* **SUPPLIED DATA**:

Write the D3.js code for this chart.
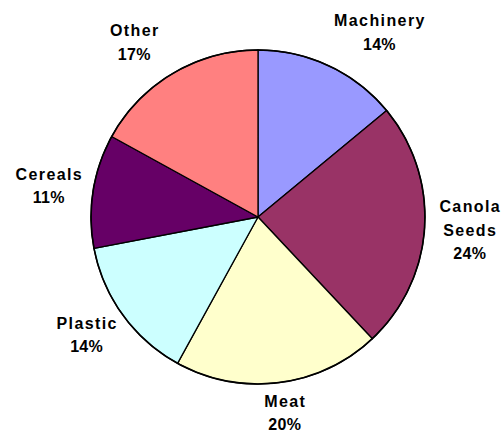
<!DOCTYPE html>
<html>
<head>
<meta charset="utf-8">
<script src="https://cdn.jsdelivr.net/npm/d3@7"></script>
<style>
  html, body { margin: 0; padding: 0; background: #fff; }
  svg { display: block; }
  text { font-family: "Liberation Sans", Arial, sans-serif; font-weight: bold; fill: #000; }
</style>
</head>
<body>
<script>
// ---- Data ----
const categories = ["Machinery", "Canola Seeds", "Meat", "Plastic", "Cereals", "Other"];
const nameLines  = [["Machinery"], ["Canola", "Seeds"], ["Meat"], ["Plastic"], ["Cereals"], ["Other"]];
const values     = [14, 24, 20, 14, 11, 17];
const percentLabels = ["14%", "24%", "20%", "14%", "11%", "17%"];
const colors     = ["#9999FF", "#993366", "#FFFFCC", "#CCFFFF", "#660066", "#FF8080"];

// ---- Layout ----
const W = 501, H = 434;
const cx = 258, cy = 217, R = 167;
const labelRx = 212, labelRy = 200, lineH = 23.5;
const labelNudge = { "Machinery": [31, -4], "Other": [-16, -3], "Meat": [0, -3] };

const svg = d3.select("body").append("svg").attr("width", W).attr("height", H);
const g = svg.append("g").attr("transform", `translate(${cx},${cy})`);

const data = categories.map((c, i) => ({ name: c, lines: nameLines[i], value: values[i], pct: percentLabels[i], color: colors[i] }));

const pie = d3.pie().value(d => d.value).sort(null);
const arc = d3.arc().innerRadius(0).outerRadius(R);
const arcs = pie(data);

g.selectAll("path.slice").data(arcs).join("path")
  .attr("class", "slice")
  .attr("d", arc)
  .attr("fill", d => d.data.color)
  .attr("stroke", "#000")
  .attr("stroke-width", 1.3)
  .attr("stroke-linejoin", "round");

// outer rim
g.append("circle").attr("r", R).attr("fill", "none").attr("stroke", "#000").attr("stroke-width", 1.6);

g.selectAll("text.lbl").data(arcs).join("text")
  .attr("class", "lbl")
  .attr("text-anchor", "middle")
  .attr("font-size", 16)
  .each(function(d) {
    const a = (d.startAngle + d.endAngle) / 2;
    const nudge = labelNudge[d.data.name] || [0, 0];
    const x = labelRx * Math.sin(a) + nudge[0];
    const y = -labelRy * Math.cos(a) + nudge[1];
    const lines = d.data.lines.concat([d.data.pct]);
    const n = lines.length;
    const firstBaseline = y + 6 - (n - 1) * lineH / 2;
    const t = d3.select(this);
    lines.forEach((ln, i) => {
      const isPct = i === n - 1;
      const ls = isPct ? 0.3 : 1.4;
      t.append("tspan")
        .attr("x", x + ls / 2)
        .attr("y", firstBaseline + i * lineH)
        .attr("letter-spacing", ls)
        .text(ln);
    });
  });
</script>
</body>
</html>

* **TASK TO COMPLETE**: Write the full listing out again with every line unchanged, but include no pictures.

* **RESPONSE FOR THIS EXERCISE**:
Write the D3.js code for this chart.
<!DOCTYPE html>
<html>
<head>
<meta charset="utf-8">
<script src="https://cdn.jsdelivr.net/npm/d3@7"></script>
<style>
  html, body { margin: 0; padding: 0; background: #fff; }
  svg { display: block; }
  text { font-family: "Liberation Sans", Arial, sans-serif; font-weight: bold; fill: #000; }
</style>
</head>
<body>
<script>
// ---- Data ----
const categories = ["Machinery", "Canola Seeds", "Meat", "Plastic", "Cereals", "Other"];
const nameLines  = [["Machinery"], ["Canola", "Seeds"], ["Meat"], ["Plastic"], ["Cereals"], ["Other"]];
const values     = [14, 24, 20, 14, 11, 17];
const percentLabels = ["14%", "24%", "20%", "14%", "11%", "17%"];
const colors     = ["#9999FF", "#993366", "#FFFFCC", "#CCFFFF", "#660066", "#FF8080"];

// ---- Layout ----
const W = 501, H = 434;
const cx = 258, cy = 217, R = 167;
const labelRx = 212, labelRy = 200, lineH = 23.5;
const labelNudge = { "Machinery": [31, -4], "Other": [-16, -3], "Meat": [0, -3] };

const svg = d3.select("body").append("svg").attr("width", W).attr("height", H);
const g = svg.append("g").attr("transform", `translate(${cx},${cy})`);

const data = categories.map((c, i) => ({ name: c, lines: nameLines[i], value: values[i], pct: percentLabels[i], color: colors[i] }));

const pie = d3.pie().value(d => d.value).sort(null);
const arc = d3.arc().innerRadius(0).outerRadius(R);
const arcs = pie(data);

g.selectAll("path.slice").data(arcs).join("path")
  .attr("class", "slice")
  .attr("d", arc)
  .attr("fill", d => d.data.color)
  .attr("stroke", "#000")
  .attr("stroke-width", 1.3)
  .attr("stroke-linejoin", "round");

// outer rim
g.append("circle").attr("r", R).attr("fill", "none").attr("stroke", "#000").attr("stroke-width", 1.6);

g.selectAll("text.lbl").data(arcs).join("text")
  .attr("class", "lbl")
  .attr("text-anchor", "middle")
  .attr("font-size", 16)
  .each(function(d) {
    const a = (d.startAngle + d.endAngle) / 2;
    const nudge = labelNudge[d.data.name] || [0, 0];
    const x = labelRx * Math.sin(a) + nudge[0];
    const y = -labelRy * Math.cos(a) + nudge[1];
    const lines = d.data.lines.concat([d.data.pct]);
    const n = lines.length;
    const firstBaseline = y + 6 - (n - 1) * lineH / 2;
    const t = d3.select(this);
    lines.forEach((ln, i) => {
      const isPct = i === n - 1;
      const ls = isPct ? 0.3 : 1.4;
      t.append("tspan")
        .attr("x", x + ls / 2)
        .attr("y", firstBaseline + i * lineH)
        .attr("letter-spacing", ls)
        .text(ln);
    });
  });
</script>
</body>
</html>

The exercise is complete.